I try a shell script to download things from a wiki. It shall download the semantic metadata from a Page in File:-namespace and furthermore download the file itself. The Wiki is closed so the script has to provide logindata an save the cookies. I use img_auth for the file access in the wiki.
So the script (based on some a similar one i found on http://labs.creativecommons.org/2011/04/30/using-wget-to-login-to-mediawiki/ and modified) does all, include saving the semantic data into a xml file using Special:ExportRDF but I can not get it downloading the File itself. My intention was to isulate the path to the file from the File: page first an then wget it from the wiki. Well img_auth will not pass this.
Any ideas are welcome.
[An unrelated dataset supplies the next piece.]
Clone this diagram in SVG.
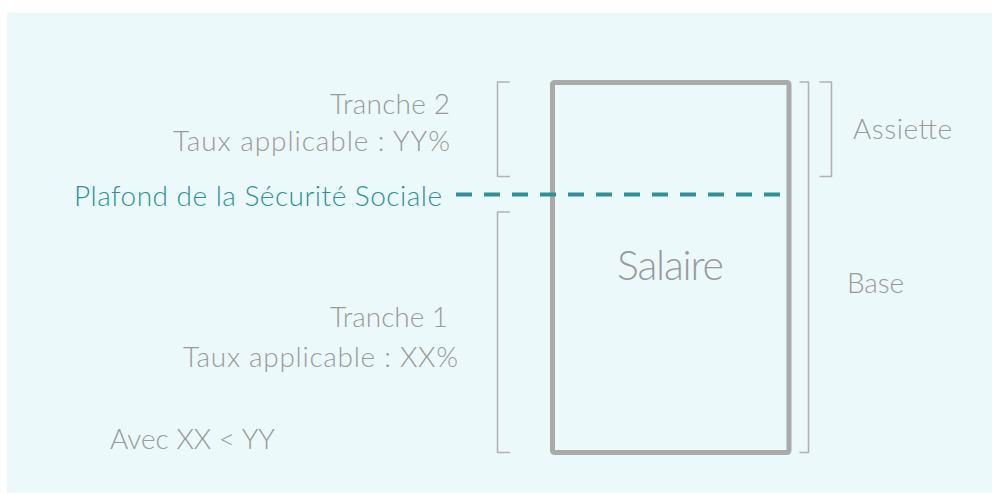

Thanks Ralf.
#!/bin/bash
MAIN_PAGE="https://PATHTOMYWIKI/index.php" PAGE_TITLE="Datei:NAMEOFFILE"
MW_LOGIN="MYLOGINNAME" MW_PASSWD="MYPATHWORD"
# Mediawiki uses a login token, and we must have it for this to work.
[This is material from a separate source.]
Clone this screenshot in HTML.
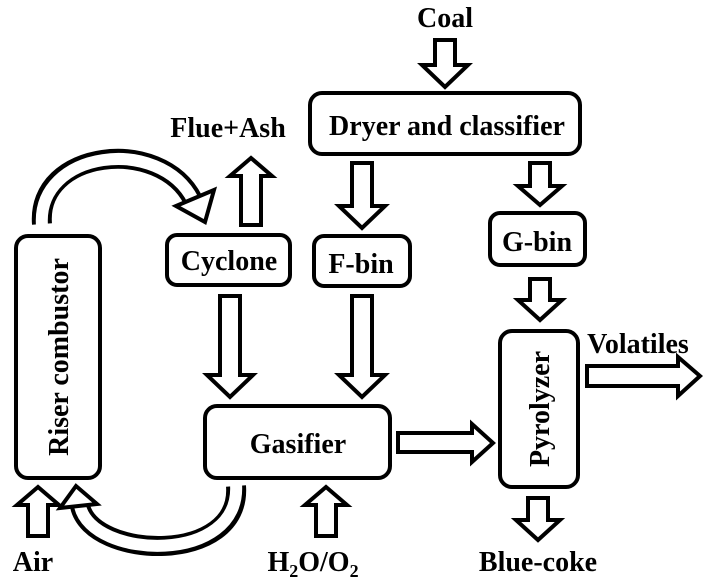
<!DOCTYPE html>
<html><head><style>
html,body{margin:0;padding:0;background:#fff;}
svg{display:block;}
text{font-family:"Liberation Serif",serif;font-weight:bold;fill:#000;}
</style></head><body>
<svg width="708" height="586" viewBox="0 0 708 586" xmlns="http://www.w3.org/2000/svg">
<g fill="#fff" stroke="#000" stroke-width="4" stroke-linejoin="miter">
<rect x="310" y="93" width="270" height="61" rx="12"/>
<rect x="167" y="235" width="123" height="50" rx="10"/>
<rect x="314" y="236" width="96" height="50" rx="10"/>
<rect x="490" y="213" width="95" height="52" rx="10"/>
<rect x="500" y="331" width="78" height="156" rx="12"/>
<rect x="16" y="236" width="84" height="242" rx="12"/>
<rect x="205" y="406" width="185" height="72" rx="12"/>
<polygon points="435,40 455,40 455,65 468,65 445,87 422,65 435,65"/>
<polygon points="352,163 372,163 372,206 385,206 362,228 339,206 352,206"/>
<polygon points="530,163 550,163 550,186 562,186 540,205 518,186 530,186"/>
<polygon points="530,279 550,279 550,300 562,300 540,320 518,300 530,300"/>
<polygon points="220,296 240,296 240,375 253,375 230,397 207,375 220,375"/>
<polygon points="352,296 372,296 372,375 385,375 362,397 339,375 352,375"/>
<polygon points="528,498 548,498 548,520 560,520 538,540 516,520 528,520"/>
<polygon points="241,225 261,225 261,176 272,176 251,158 230,176 241,176"/>
<polygon points="28,536 48,536 48,505 59,505 38,487 17,505 28,505"/>
<polygon points="316,536 336,536 336,505 347,505 326,487 305,505 316,505"/>
<polygon points="398,433 472,433 472,424 493,443 472,462 472,452 398,452"/>
<polygon points="587,366 678,366 678,357 700,376 678,396 678,386 587,386"/>
</g>
<path d="M42,224 C36,150 160,135 193,200" fill="none" stroke="#000" stroke-width="20"/>
<path d="M42,226 C36,150 160,135 193,200" fill="none" stroke="#fff" stroke-width="12"/>
<polygon points="176,206 205,222 214,190" fill="#fff" stroke="#000" stroke-width="4"/>
<path d="M236,486 C242,565 92,560 80,506" fill="none" stroke="#000" stroke-width="20"/>
<path d="M236,484 C242,565 92,560 80,506" fill="none" stroke="#fff" stroke-width="12"/>
<polygon points="60,508 76,486 97,504" fill="#fff" stroke="#000" stroke-width="4"/>
<g font-size="28" text-anchor="middle">
<text x="445" y="27">Coal</text>
<text x="447" y="135">Dryer and classifier</text>
<text x="228" y="137">Flue+Ash</text>
<text x="229" y="270">Cyclone</text>
<text x="361" y="273">F-bin</text>
<text x="537" y="251">G-bin</text>
<text x="638" y="353">Volatiles</text>
<text x="298" y="453">Gasifier</text>
<text x="538" y="571">Blue-coke</text>
<text x="33" y="571">Air</text>
<text x="313" y="571">H<tspan font-size="18" dy="6">2</tspan><tspan dy="-6">O/O</tspan><tspan font-size="18" dy="6">2</tspan></text>
<text transform="translate(68,357) rotate(-90)">Riser combustor</text>
<text transform="translate(549,409) rotate(-90)">Pyrolyzer</text>
</g>
</svg>
</body></html>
WP_LOGIN_TOKEN=$(wget -O - --save-cookies cookies.txt --keep-session-cookies \
${MAIN_PAGE}?title=Special:UserLogin \
| grep wpLoginToken | grep -o '[a-z0-9]\{32\}')
# We have to submit login to the Wiki
wget --load-cookies cookies.txt --save-cookies cookies.txt --keep-session-cookies \
--post-data "wpName=${MW_LOGIN}&wpPassword=${MW_PASSWD}\
&wpRemember=1&wpLoginattempt=Log%20in&wpLoginToken=${WP_LOGIN_TOKEN}" \
"${MAIN_PAGE}?title=Special:UserLogin&action=submitlogin&type=login"
# We fetch the semantic Date in RDF Format
wget -O ${PAGE_TITLE}.xml --load-cookies cookies.txt \
"${MAIN_PAGE}?title=special:ExportRDF/${PAGE_TITLE}"
# We fetch the path to file from the File: page. THIS IS WHERE I NEED A HINT.
#wget -O ${PAGE_TITLE} --load-cookies cookies.txt \
# "${MAIN_PAGE}?title=${PAGE_TITLE}" | grep ANYTHING THAT CONTAINS THE PATH TO FILE
#We fetch the file from the path fetched before. THIS IS WHERE I NEED A HINT.